The main challenge in synthetic oversampling methods is that even though a safe area can be detected inside the minority class region with no majority samples in it, too many new cases there can actually decrease the model’s accuracy for borderline cases. The model is not going to receive enough loss from the borderline cases, and thus it will be less accurate in classifying them. It is the opposite of our goal.
Adding just borderline cases with some randomization can also be tricky as random noise can swap an example’s label according to some classifiers such as k nearest neighbors. Even though it cannot make an image of a cat to look like a more rare iguana, random noise can easily make a borderline-sick patient look borderline-healthy in the doctor’s eyes.

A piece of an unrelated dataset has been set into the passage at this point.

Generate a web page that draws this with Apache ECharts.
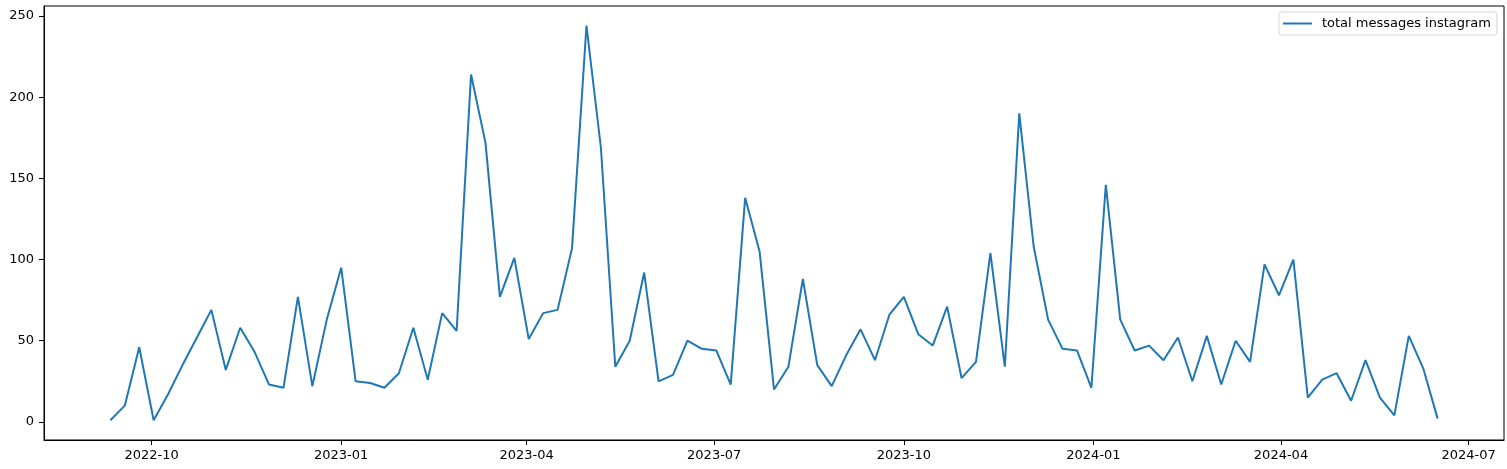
<!DOCTYPE html>
<html>
<head>
<meta charset="utf-8">
<script src="https://cdn.jsdelivr.net/npm/echarts@6/dist/echarts.min.js"></script>
<style>
  html, body { margin: 0; padding: 0; background: #fff; }
  #chart { width: 1507px; height: 469px; }
</style>
</head>
<body>
<div id="chart"></div>
<script>
// weekly buckets (week ending Sunday)
const weeks = [
  '2022-09-11', '2022-09-18', '2022-09-25', '2022-10-02', '2022-10-09', '2022-10-16', '2022-10-23', '2022-10-30',
  '2022-11-06', '2022-11-13', '2022-11-20', '2022-11-27', '2022-12-04', '2022-12-11', '2022-12-18', '2022-12-25',
  '2023-01-01', '2023-01-08', '2023-01-15', '2023-01-22', '2023-01-29', '2023-02-05', '2023-02-12', '2023-02-19',
  '2023-02-26', '2023-03-05', '2023-03-12', '2023-03-19', '2023-03-26', '2023-04-02', '2023-04-09', '2023-04-16',
  '2023-04-23', '2023-04-30', '2023-05-07', '2023-05-14', '2023-05-21', '2023-05-28', '2023-06-04', '2023-06-11',
  '2023-06-18', '2023-06-25', '2023-07-02', '2023-07-09', '2023-07-16', '2023-07-23', '2023-07-30', '2023-08-06',
  '2023-08-13', '2023-08-20', '2023-08-27', '2023-09-03', '2023-09-10', '2023-09-17', '2023-09-24', '2023-10-01',
  '2023-10-08', '2023-10-15', '2023-10-22', '2023-10-29', '2023-11-05', '2023-11-12', '2023-11-19', '2023-11-26',
  '2023-12-03', '2023-12-10', '2023-12-17', '2023-12-24', '2023-12-31', '2024-01-07', '2024-01-14', '2024-01-21',
  '2024-01-28', '2024-02-04', '2024-02-11', '2024-02-18', '2024-02-25', '2024-03-03', '2024-03-10', '2024-03-17',
  '2024-03-24', '2024-03-31', '2024-04-07', '2024-04-14', '2024-04-21', '2024-04-28', '2024-05-05', '2024-05-12',
  '2024-05-19', '2024-05-26', '2024-06-02', '2024-06-09', '2024-06-16'
];

const totalMessages = [
  1, 10, 46, 1, 17, 35, 52, 69,
  32, 58, 43, 23, 21, 77, 22, 63,
  95, 25, 24, 21, 30, 58, 26, 67,
  56, 214, 172, 77, 101, 51, 67, 69,
  107, 244, 169, 34, 50, 92, 25, 29,
  50, 45, 44, 23, 138, 105, 20, 34,
  88, 35, 22, 41, 57, 38, 66, 77,
  54, 47, 71, 27, 37, 104, 34, 190,
  108, 63, 45, 44, 21, 146, 63, 44,
  47, 38, 52, 25, 53, 23, 50, 37,
  97, 78, 100, 15, 26, 30, 13, 38,
  15, 4, 53, 33, 2
];

const xTicks = ['2022-10-01', '2023-01-01', '2023-04-01', '2023-07-01', '2023-10-01', '2024-01-01', '2024-04-01', '2024-07-01'];
const yTicks = [0, 50, 100, 150, 200, 250];

const seriesName = 'total messages instagram';

const ts = (s) => {
    const [y, m, d] = s.split('-').map(Number);
    return new Date(y, m - 1, d).getTime();
};

const pad2 = (n) => String(n).padStart(2, '0');

// matplotlib style 5% margins
const xFirst = ts(weeks[0]);
const xLast = ts(weeks[weeks.length - 1]);
const xPad = (xLast - xFirst) * 0.05;
const yLo = Math.min(...totalMessages);
const yHi = Math.max(...totalMessages);
const yPad = (yHi - yLo) * 0.05;

const font = 'DejaVu Sans';

const option = {
    animation: false,
    backgroundColor: '#fff',
    grid: {
        left: 44,
        right: 3,
        top: 6,
        bottom: 29,
        show: true,
        borderColor: '#000',
        borderWidth: 1
    },
    legend: {
        data: [seriesName],
        right: 10,
        top: 12,
        icon: 'rect',
        itemWidth: 29,
        itemHeight: 2,
        padding: [5, 6, 5, 4],
        backgroundColor: '#fff',
        borderColor: '#d6d6d6',
        borderWidth: 1,
        borderRadius: 3,
        textStyle: {
            fontFamily: font,
            fontSize: 13,
            color: '#000',
            padding: [0, 0, 0, 5]
        }
    },
    xAxis: {
        // dates as plain numbers so the tick positions can be fixed
        type: 'value',
        min: xFirst - xPad,
        max: xLast + xPad,
        splitLine: { show: false },
        axisLine: { onZero: false, lineStyle: { color: '#000', width: 1 } },
        axisTick: {
            show: true,
            length: 5,
            lineStyle: { color: '#000' },
            customValues: xTicks.map(ts)
        },
        axisLabel: {
            customValues: xTicks.map(ts),
            margin: 9,
            color: '#000',
            fontFamily: font,
            fontSize: 13,
            formatter: function (v) {
                const d = new Date(v);
                return d.getFullYear() + '-' + pad2(d.getMonth() + 1);
            }
        }
    },
    yAxis: {
        type: 'value',
        min: yLo - yPad,
        max: yHi + yPad,
        splitLine: { show: false },
        axisLine: { show: true, onZero: false, lineStyle: { color: '#000', width: 1 } },
        axisTick: {
            show: true,
            length: 5,
            lineStyle: { color: '#000' },
            customValues: yTicks
        },
        axisLabel: {
            customValues: yTicks,
            margin: 10,
            color: '#000',
            fontFamily: font,
            fontSize: 13
        }
    },
    series: [
        {
            name: seriesName,
            type: 'line',
            data: weeks.map((w, i) => [ts(w), totalMessages[i]]),
            symbol: 'none',
            lineStyle: { color: '#1f77b4', width: 2 },
            itemStyle: { color: '#1f77b4' }
        }
    ]
};

const chart = echarts.init(document.getElementById('chart'));
chart.setOption(option);
</script>
</body>
</html>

One of the successful approaches in synthetic oversampling is called SMOTE⁵ (Synthetic Minority Over-sampling Technique), where new samples are generated along the lines inside k nearest neighbors clusters. SMOTE shows improved results for medical diagnosis in several studies, for example, diagnosing diabetes⁶ and cancer⁷.
SMOTE implementation⁸ is available in Python⁹ and it even allows combining¹⁰ synthetic oversampling with undersampling for better results.
Here’s the same Bacteriuria data set as above but after applying SMOTE to it:
Red cluster boundaries are reinforced now and during the training, a model is going to receive enough loss from borderline red cases leading to a better generalization.
The neural network described above and trained on the data set with SMOTE samples reports a less optimistic accuracy value of 0.87 (previously 0.92) but a much better recall value of 0.75 (previously 0.60).
Another approach called Deep SMOTE¹¹ claims to improve SMOTE performance in terms of precision, F₁, and AUC by using a deep neural network for generating synthetic samples.
Imbalanced Classification is an important problem that needs to be addressed in Medical Diagnosis studies. Fortunately, the problem is well studied, and various successful methods are proposed and implemented to address it based on data interpolation, as well as deep learning.
¹ Nathalie Japkowicz; The Class Imbalance Problem: Significance and Strategies; 2000
² Matthias Kohl; Performance Measures in Binary Classification; 2012.
³ Ivan Tomek; Two Modifications of CNN; 1976.
⁴ Miroslav Kubat, Stan Matwin; Addressing the Curse of Imbalanced Training Sets: One Sided Selection. In Proceedings of the Fourteenth International Conference on Machine Learning, pp. 179–186; 1997.
⁵ Nitesh V. Chawla, Kevin W. Bowyer, Lawrence O. Hall, W. Philip Kegelmeyer; SMOTE: Synthetic Minority Over-sampling Technique. 2002
⁶ Manal Alghamdi, Mouaz Al-Mallah, Steven Keteyian, Clinton Brawner, Jonathan Ehrman, Sherif Sakr; Predicting diabetes mellitus using SMOTE and ensemble machine learning approach: The Henry Ford ExercIse Testing (FIT) project. 2017
⁷ Sara Fotouhi, Shahrokh Asadi, Michael W Kattan; A Comprehensive Data Level Analysis for Cancer Diagnosis on Imbalanced Data; 2019.
⁸ Jason Brownlee; SMOTE for Imbalanced Classification with Python; 2020.
¹⁰ Jason Brownlee; How to Combine Oversampling and Undersampling for Imbalanced Classification; 2020.
¹¹ Hadi Mansourifar, Weidong Shi; Deep Synthetic Minority Over-Sampling Technique; 2020.